N.dollars 45 million spent on drought marketing scheme

04 Apr 2016 17:00pm
WINDHOEK, 04 APR (NAMPA) – The Ministry of Agriculture, Water and Forestry paid more than N.dollars 45 million to farmers as part of its drought marketing incentives scheme during the 2015/2016 financial year.
A technical paper presented by the Minister of Agriculture, Water and Forestry John Mutorwa and delivered in the National Assembly (NA) last week noted that a total of 3 319 claims were received and processed. Three claims from the northern communal areas (NCA) and 3 000 from south of the veterinarian cordon fence (SVCF) were received. In addition, a total of 19 claims for transport were processed from both the NCA and SVCF. The value of the transport claims amounted to about N.dollars 158 000.
“Namibia was affected by a severe drought during that financial year, therefore Government re-introduced the drought marketing incentive scheme. The lease of grazing incentive scheme and the transportation of livestock incentive scheme were put in place by Government to assist both communal and commercial farmers, whose livestock were affected by drought,” he said.
Farmers were assisted to market their animals through the scheme, lease grazing areas and transport their livestock to better grazing areas identified by the farmers.
However, insufficient banking information and the lack of proof of payments for transactions were some of the challenges faced by the ministry in the making of payments.
According to the report, 120 livestock auctions took place in the Otjozondjupa Region (Okahandja, Otjiwarongo, Otavi and Grootfontein) where on average 1 800 cattle and 160 small stock units were sold with a turnover of more than N.dollars 9 million per auction for both large and small stock. Auctions and permit days are also held in the communal farming areas such as at Okakarara, Okondjatu, Okamatapi, Otjituuo, Ovitoto and Gam.

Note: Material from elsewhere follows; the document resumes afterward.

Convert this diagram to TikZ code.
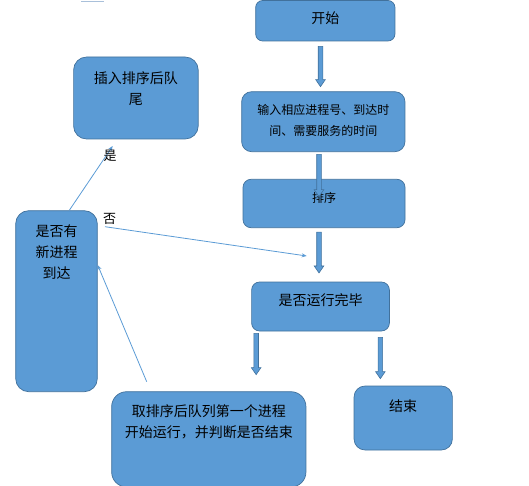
\documentclass[tikz,border=0pt]{standalone}
\usepackage{fontspec}
\setmainfont{Noto Sans CJK SC}
\usetikzlibrary{positioning, arrows.meta, calc}

\definecolor{boxblue}{HTML}{5B9BD5}
\definecolor{edgeblue}{HTML}{41719C}
\definecolor{faintline}{HTML}{A9C0DA}

\tikzset{
  flowbox/.style={draw=edgeblue, fill=boxblue, line width=0.7pt, rounded corners=8pt,
    inner sep=0pt, align=center, text height=12pt, font=\fontsize{14}{21}\selectfont},
  smalltext/.style={font=\fontsize{12}{21}\selectfont},
  blockarrow/.style={draw=edgeblue, fill=boxblue, line width=0.6pt,
    to path={let \p1=(\tikztostart), \p2=(\tikztotarget) in
      (\x1-2.3pt,\y1) -- (\x1-2.3pt,\y2+7pt) -- (\x1-4.8pt,\y2+7pt) -- (\x1,\y2)
      -- (\x1+4.8pt,\y2+7pt) -- (\x1+2.3pt,\y2+7pt) -- (\x1+2.3pt,\y1) -- cycle}},
  thinarrow/.style={draw=boxblue, line width=0.8pt, -{Stealth[length=5pt,width=4pt]}},
  yesno/.style={inner sep=0pt, font=\fontsize{13}{13}\selectfont}
}

\begin{document}
\begin{tikzpicture}[x=1pt, y=-1pt]
   \useasboundingbox (0,0) rectangle (529,486);
   \draw[faintline, line width=0.6pt] (81,1.3) -- (104.3,1.3);

   % main column
   \node[flowbox, rounded corners=7pt, text width=139.3pt, minimum height=40.5pt, text depth=6.3pt] (start) at (325.3,20.75) {开始};
   \node[flowbox, smalltext, rounded corners=10pt, text width=163.3pt, minimum height=60pt, text depth=26.2pt] (input) at (323.3,121.7) {输入相应进程号、到达时\\间、需要服务的时间};
   \node[flowbox, smalltext, text width=162pt, minimum height=48.4pt, text depth=14.8pt] (sort) at (324,203.5) {排序};
   \node[flowbox, text width=137.8pt, minimum height=49pt, text depth=14.4pt] (done) at (320.5,306.5) {是否运行完毕};
   \node[flowbox, rounded corners=15pt, text width=194.3pt, minimum height=95.3pt, text depth=57.1pt] (take) at (208.8,439.35) {取排序后队列第一个进程\\开始运行，并判断是否结束};
   \node[flowbox, rounded corners=11pt, text width=98.3pt, minimum height=64pt, text depth=25.4pt] (finish) at (403.2,418) {结束};

   % left side
   \node[flowbox, rounded corners=13pt, text width=124.6pt, minimum height=82pt, text depth=40.4pt] (insert) at (135.9,98) {插入排序后队\\尾};
   \node[flowbox, rounded corners=13pt, text width=81.6pt, minimum height=181pt, text depth=141.8pt] (newq) at (56.5,301.2) {是否有\\新进程\\到达};

   \draw[blockarrow] ([xshift=-4.8pt,yshift=-5pt]start.south) to ([yshift=4.7pt]input.north);
   \draw[blockarrow] ([xshift=-4.3pt,yshift=-2.3pt]input.south) to ([yshift=-17.7pt]sort.north);
   \draw[blockarrow] ([xshift=-5pt,yshift=-4pt]sort.south) to ([yshift=8.7pt]done.north);
   \draw[blockarrow] ([xshift=4.9pt,yshift=-2pt]done.south west) to ([yshift=16.7pt]take.north);
   \draw[blockarrow] ([xshift=-9.4pt,yshift=-6pt]done.south east) to ([yshift=7pt]finish.north);

   % thin connectors
   \coordinate (yestip) at (112.7,146);
   \coordinate (notail) at (105,226.7);
   \coordinate (notip) at (306.7,256);
   \coordinate (backtail) at (146.7,381.7);
   \draw[thinarrow] ([xshift=12.8pt]newq.north) -- (yestip);
   \draw[thinarrow] (notail) -- (notip);
   \draw[thinarrow] (backtail) -- ([yshift=36.2pt]newq.east);
   \node[yesno] (yes) at (110,156) {是};
   \node[yesno] (no) at (109.5,219) {否};
\end{tikzpicture}
\end{document}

Meanwhile, Mutorwa raised the concern with Members of Parliament (MPs) over Namibia being threatened by drought conditions as a result of poor rainfall experienced during the 2015/2016 rainfall season. All 14 regions reported a poor rainfall. Prospect for agricultural production is negatively impacted in terms of crop harvest, grazing establishments in some areas as well as water for human and livestock consumption. With just less than a month to the end of the rainfall season, outlook of the rainfall appears worrisome. The dams supplying water to the central areas of Namibia remain disturbingly and unacceptably low.
“It is our perception that the drought situation will prevail again during the current season. It is also our conviction that the ministry together with the Office of the Prime Minister and other stakeholders will have to continue to implement the existing drought mitigating measures as well as develop new measures to deal with the consequences and effects of the drought in some specific areas of our country,” he added.
The MAWF budget allocation for the 2016/2017 financial year is more than N.dollars 2.3 billion of the N.dollars 61 billion National Budget.